Progarchy (BB): I’m always amazed at what a community BBT is. That is, it’s clear–from the music as well as things such as FB posts, etc.–that you each really like one another. There’s no sense of brilliant radical individuals working next to each other (such as in certain early Yes albums), but a true sense of group brilliance, an organic whole. What do you think accounts for this?
GS: From my point of view I come back to something I’ve said before – surround yourselves with talented people and things start to happen. There is something else as well though, and that is that the guys in the band are all thoroughly good chaps. We’ll all hold strong positions from time-to-time and we say what we think but good manners are important. Speaking of Manners, you’re the new boy, Danny, do you have any observations?
DM: Some of it is simply that there are no huge egos in the band, whether by luck or by conscious or unconscious choice. (Medium sized, maybe, but not huge!) However, one musical thing that strikes me is that the band members aren’t over-specialized – BBT doesn’t consist of “the singer”, “the drummer”, “the guitarist”, etc., all vying for the spotlight. Everyone is a multi-instrumentalist to at least some extent, and everyone also has writing and/or arranging experience, so there’s much more focus on making the music work as a whole.

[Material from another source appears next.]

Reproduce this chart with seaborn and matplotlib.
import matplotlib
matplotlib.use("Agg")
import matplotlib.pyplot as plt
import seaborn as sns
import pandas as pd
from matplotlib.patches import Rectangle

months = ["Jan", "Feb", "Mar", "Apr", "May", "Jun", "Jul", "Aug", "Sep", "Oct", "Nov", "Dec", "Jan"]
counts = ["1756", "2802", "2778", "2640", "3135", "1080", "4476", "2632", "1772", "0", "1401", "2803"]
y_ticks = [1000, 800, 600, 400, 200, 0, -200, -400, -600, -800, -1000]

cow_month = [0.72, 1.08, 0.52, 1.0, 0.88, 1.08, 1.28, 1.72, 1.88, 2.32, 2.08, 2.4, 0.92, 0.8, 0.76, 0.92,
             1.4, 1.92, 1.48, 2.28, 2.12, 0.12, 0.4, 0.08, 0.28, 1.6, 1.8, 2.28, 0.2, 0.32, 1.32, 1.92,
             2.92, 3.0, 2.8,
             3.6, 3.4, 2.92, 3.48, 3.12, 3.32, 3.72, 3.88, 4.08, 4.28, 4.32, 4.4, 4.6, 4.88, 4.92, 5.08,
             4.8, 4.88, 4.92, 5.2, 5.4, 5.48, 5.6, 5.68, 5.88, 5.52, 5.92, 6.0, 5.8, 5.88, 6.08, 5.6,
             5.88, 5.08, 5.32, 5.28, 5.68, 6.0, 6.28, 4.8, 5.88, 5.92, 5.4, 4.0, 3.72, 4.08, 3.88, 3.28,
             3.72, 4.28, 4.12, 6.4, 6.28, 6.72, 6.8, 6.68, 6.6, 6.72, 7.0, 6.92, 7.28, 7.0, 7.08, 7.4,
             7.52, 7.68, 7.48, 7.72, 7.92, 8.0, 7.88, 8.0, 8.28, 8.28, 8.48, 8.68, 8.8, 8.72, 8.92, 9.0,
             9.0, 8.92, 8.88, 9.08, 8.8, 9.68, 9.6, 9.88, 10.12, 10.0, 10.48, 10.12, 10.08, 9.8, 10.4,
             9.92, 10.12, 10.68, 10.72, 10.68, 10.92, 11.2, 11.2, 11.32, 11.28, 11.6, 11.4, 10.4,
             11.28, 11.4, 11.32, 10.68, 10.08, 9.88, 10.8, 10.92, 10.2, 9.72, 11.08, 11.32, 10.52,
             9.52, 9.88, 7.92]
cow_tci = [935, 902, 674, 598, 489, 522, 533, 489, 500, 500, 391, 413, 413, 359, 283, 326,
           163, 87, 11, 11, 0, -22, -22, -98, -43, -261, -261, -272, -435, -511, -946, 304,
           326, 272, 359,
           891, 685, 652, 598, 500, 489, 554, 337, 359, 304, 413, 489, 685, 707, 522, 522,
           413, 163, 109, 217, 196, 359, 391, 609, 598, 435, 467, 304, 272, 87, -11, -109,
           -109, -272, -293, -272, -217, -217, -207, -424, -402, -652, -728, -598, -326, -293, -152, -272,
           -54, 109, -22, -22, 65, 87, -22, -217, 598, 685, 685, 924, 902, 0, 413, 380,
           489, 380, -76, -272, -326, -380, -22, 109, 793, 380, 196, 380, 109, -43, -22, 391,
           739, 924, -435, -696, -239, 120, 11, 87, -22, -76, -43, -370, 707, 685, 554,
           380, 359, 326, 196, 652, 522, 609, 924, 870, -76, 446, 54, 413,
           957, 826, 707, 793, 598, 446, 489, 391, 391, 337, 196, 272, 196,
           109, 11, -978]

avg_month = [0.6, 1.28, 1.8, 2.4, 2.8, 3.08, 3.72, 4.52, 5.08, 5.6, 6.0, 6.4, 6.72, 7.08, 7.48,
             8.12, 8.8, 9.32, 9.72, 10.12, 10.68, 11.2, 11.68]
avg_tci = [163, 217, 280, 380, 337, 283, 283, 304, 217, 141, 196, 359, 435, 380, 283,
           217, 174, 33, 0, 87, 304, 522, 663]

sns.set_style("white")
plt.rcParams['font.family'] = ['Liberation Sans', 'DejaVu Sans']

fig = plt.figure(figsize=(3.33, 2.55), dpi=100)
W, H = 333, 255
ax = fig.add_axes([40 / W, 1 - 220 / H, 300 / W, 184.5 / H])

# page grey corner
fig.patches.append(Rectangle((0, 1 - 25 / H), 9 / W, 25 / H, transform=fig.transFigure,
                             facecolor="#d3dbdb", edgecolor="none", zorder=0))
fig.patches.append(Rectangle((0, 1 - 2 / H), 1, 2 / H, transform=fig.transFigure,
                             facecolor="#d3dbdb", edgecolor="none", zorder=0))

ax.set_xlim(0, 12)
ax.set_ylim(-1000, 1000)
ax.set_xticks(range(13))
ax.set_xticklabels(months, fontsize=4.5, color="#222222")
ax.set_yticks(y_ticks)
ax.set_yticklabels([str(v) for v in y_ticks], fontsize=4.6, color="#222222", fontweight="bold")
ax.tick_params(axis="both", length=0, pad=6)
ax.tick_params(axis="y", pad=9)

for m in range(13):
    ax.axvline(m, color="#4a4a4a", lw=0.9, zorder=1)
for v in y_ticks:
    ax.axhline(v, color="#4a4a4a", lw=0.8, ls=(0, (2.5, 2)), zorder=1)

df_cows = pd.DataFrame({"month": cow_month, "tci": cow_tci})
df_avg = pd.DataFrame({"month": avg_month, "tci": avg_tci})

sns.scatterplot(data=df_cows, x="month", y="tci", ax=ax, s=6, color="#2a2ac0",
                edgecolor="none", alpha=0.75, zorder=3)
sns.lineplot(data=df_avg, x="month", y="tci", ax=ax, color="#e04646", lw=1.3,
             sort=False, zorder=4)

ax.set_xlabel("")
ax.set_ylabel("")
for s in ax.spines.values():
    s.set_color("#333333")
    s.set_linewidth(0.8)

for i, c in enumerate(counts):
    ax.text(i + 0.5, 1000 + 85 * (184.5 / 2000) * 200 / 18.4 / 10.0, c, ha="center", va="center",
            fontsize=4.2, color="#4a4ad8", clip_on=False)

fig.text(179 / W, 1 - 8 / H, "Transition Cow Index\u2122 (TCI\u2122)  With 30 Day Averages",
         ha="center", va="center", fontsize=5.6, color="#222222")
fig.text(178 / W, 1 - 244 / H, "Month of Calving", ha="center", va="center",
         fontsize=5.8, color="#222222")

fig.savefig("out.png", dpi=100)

DG: Don’t forget also that we’re grown men, not ambitious youngsters. We are focused on the music at all times, because we love it. Both Greg and David, as writers, are extremely accommodating in terms of accepting ideas and contributions from all of us; they have yet to display any serious proprietorial tendencies when it comes to protecting their original vision. Which is not to suggest that it’s an open free-for-all; we live with the songs for months, plenty of time to assimilate their essence, so we’re generally united in the common aim, ultimately.
Progarchy (BB): And, how do you see the role of Rob as engineer or any guest musicians you bring in? That is, how integral are they to a BBT sound, if such a particular thing exists.

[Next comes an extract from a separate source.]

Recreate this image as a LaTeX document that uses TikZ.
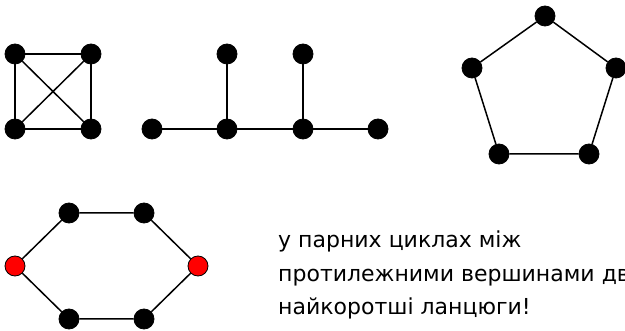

GS: It’s an evolving sound and it will continue to develop. We have some really important collaborators at the moment and I envisage we will continue to work with many of them in the long-term. Certainly, Dave Desmond (who plays trombone and arranges the brass band) and violinist Rachel Hall will have significant input into Station Masters. As for Rob, he’s the seventh Train and our dear friend.
Progarchy (BB): Where do you see BBT after Station Masters?
GS: I’d like us to be playing some shows at some stage. It would be good to do something around the time of Station Masters and then something around each release after that. As mentioned earlier, we have another album well underway and have started recording it so that is likely to come out in 2015.
Progarchy (BB): Any final thoughts on the current and future state of rock?
GS: In Britain, the last of the high-street record stores has gone into administration. I guess there are similar issues in other countries. The supermarkets have stepped into the breach and will only really sell music in the pop charts, so the route through traditional music-distribution is closing down to most progressive bands. However, online, the choice is very broad and the issue there is getting noticed amongst all of the competition. Making a living out of music is going to get harder still but it’s been a labour of love for most folk and jazz musicians for years and I don’t see why it should be different for rock bands.
English Electric Part 2 enters the world on March 4, 2013. To order, go to Big Big Train’s online shop.
[Well, what does one say after such amazing interview, except—thank you. Thank you to BBT for giving us so much time for this interview. An even bigger thank you for making the world just a little bit brighter.—Ed.]